» **Dataset records**:
[Start]

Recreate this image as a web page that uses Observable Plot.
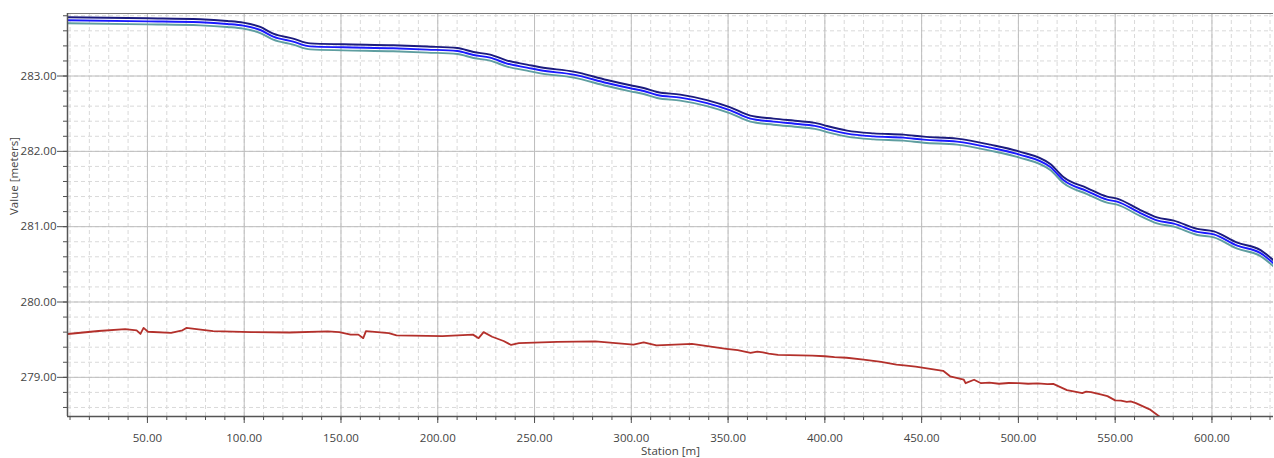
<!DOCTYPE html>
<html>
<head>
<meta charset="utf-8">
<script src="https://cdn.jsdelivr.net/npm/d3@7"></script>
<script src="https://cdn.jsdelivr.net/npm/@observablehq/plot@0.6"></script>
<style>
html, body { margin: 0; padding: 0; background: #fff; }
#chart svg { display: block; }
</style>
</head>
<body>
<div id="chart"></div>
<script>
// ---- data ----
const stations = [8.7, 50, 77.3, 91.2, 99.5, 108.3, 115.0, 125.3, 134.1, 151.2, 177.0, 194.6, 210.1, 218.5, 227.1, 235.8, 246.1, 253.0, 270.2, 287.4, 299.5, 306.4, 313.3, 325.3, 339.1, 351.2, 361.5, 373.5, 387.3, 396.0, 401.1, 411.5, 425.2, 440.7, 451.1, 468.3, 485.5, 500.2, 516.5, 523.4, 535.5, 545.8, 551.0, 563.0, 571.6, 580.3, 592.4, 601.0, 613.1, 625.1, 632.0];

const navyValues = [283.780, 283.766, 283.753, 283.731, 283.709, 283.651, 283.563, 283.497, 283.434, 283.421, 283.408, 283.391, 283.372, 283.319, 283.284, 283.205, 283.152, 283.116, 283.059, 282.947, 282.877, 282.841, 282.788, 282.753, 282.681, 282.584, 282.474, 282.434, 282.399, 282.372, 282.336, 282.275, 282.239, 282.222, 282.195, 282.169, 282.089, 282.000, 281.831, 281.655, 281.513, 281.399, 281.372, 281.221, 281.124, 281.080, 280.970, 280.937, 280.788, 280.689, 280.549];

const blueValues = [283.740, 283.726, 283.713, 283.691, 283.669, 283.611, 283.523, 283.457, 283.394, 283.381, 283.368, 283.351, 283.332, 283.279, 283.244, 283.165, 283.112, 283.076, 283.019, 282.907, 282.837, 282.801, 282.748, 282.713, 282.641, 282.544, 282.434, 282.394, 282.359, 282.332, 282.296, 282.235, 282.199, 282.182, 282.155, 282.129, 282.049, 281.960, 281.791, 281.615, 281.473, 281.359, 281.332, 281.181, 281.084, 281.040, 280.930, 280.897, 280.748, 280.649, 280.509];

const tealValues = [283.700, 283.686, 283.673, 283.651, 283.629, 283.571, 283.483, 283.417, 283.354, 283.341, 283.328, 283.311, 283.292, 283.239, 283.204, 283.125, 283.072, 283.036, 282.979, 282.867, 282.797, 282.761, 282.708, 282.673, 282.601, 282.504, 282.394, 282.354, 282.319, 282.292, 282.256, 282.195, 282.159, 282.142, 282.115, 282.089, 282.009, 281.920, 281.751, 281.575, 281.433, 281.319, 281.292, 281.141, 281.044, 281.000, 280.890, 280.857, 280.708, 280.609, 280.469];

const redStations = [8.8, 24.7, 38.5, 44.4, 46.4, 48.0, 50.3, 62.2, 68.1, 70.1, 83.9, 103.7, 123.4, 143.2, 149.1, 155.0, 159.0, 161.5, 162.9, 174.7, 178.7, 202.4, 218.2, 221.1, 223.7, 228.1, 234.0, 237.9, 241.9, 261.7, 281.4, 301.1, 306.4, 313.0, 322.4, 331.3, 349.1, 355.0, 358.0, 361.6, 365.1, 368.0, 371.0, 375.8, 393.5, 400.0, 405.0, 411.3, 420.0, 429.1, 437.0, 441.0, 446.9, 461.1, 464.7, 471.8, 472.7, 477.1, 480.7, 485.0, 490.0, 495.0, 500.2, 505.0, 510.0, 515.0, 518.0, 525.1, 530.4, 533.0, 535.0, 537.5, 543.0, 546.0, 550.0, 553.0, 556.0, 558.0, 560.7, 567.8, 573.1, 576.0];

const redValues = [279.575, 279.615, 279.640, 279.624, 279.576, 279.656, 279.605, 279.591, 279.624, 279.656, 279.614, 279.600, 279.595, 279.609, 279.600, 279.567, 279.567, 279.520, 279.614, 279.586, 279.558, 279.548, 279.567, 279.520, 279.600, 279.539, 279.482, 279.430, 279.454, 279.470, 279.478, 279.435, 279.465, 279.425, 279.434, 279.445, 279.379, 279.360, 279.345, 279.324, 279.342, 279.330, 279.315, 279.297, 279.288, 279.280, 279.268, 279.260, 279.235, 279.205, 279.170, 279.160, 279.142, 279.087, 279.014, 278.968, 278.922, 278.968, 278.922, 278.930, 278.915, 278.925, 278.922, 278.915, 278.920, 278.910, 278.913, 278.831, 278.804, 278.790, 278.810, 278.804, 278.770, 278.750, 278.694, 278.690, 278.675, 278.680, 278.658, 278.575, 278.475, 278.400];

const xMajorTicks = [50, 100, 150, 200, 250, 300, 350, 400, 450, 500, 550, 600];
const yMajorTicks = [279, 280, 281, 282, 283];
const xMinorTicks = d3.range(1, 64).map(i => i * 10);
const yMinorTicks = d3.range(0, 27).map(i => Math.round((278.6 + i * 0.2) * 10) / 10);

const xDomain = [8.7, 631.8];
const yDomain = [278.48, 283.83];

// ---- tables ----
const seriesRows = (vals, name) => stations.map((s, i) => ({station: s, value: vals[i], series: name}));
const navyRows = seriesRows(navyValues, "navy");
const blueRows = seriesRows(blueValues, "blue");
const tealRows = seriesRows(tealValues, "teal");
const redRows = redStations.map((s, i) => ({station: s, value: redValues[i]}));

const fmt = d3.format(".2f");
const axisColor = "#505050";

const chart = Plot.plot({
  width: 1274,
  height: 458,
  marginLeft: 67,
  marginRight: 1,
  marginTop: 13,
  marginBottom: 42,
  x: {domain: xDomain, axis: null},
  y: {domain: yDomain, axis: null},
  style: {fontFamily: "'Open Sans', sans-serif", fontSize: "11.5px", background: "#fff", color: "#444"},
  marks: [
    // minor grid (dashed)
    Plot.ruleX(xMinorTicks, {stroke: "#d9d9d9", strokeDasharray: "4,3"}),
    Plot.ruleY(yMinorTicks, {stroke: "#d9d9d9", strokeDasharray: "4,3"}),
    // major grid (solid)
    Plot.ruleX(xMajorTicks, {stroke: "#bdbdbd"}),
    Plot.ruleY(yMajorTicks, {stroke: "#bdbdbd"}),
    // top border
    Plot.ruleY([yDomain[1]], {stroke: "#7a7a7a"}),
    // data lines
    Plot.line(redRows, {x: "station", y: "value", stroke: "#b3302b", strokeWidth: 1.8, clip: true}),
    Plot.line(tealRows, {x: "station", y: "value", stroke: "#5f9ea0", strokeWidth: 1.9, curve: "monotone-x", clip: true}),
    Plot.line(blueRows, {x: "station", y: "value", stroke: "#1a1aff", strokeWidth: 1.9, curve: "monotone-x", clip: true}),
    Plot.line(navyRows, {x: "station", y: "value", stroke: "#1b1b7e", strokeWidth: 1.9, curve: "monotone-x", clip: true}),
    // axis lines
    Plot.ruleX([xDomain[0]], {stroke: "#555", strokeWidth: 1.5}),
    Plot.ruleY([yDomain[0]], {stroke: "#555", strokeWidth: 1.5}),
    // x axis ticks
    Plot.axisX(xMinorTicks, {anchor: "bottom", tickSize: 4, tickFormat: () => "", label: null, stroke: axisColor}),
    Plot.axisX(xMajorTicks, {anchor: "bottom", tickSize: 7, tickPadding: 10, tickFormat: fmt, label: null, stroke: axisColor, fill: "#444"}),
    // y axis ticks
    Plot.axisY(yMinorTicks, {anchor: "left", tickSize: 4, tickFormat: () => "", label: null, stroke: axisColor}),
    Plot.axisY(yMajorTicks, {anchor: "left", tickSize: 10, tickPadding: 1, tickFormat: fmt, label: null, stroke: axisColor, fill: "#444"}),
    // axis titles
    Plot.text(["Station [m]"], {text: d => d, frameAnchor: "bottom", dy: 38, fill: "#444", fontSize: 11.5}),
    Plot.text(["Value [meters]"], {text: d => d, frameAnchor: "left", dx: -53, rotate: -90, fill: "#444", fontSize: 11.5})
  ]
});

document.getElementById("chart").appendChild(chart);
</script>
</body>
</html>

[End]
[Start]

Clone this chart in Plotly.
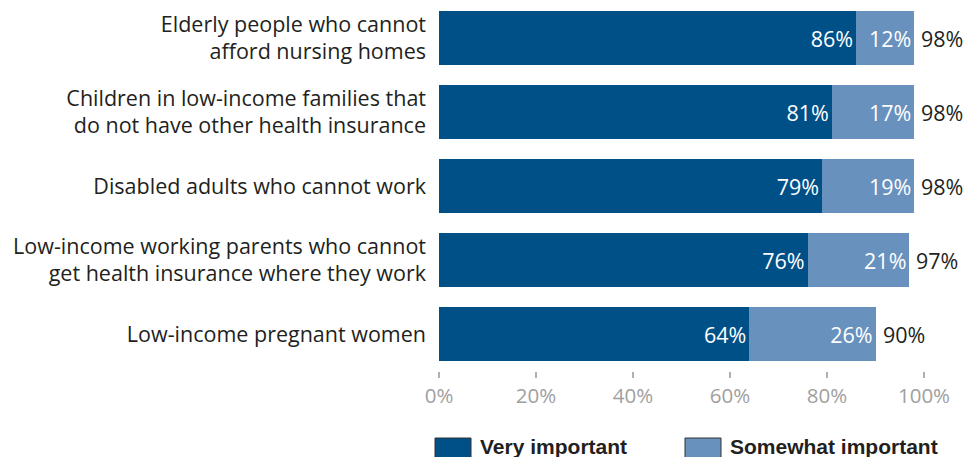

[End]

» **Exercise goal**: Using the listing, copy every line where the word "this" shows up.

» **Solution to the exercise**:
Recreate this image as a web page that uses Observable Plot.
Clone this chart in Plotly.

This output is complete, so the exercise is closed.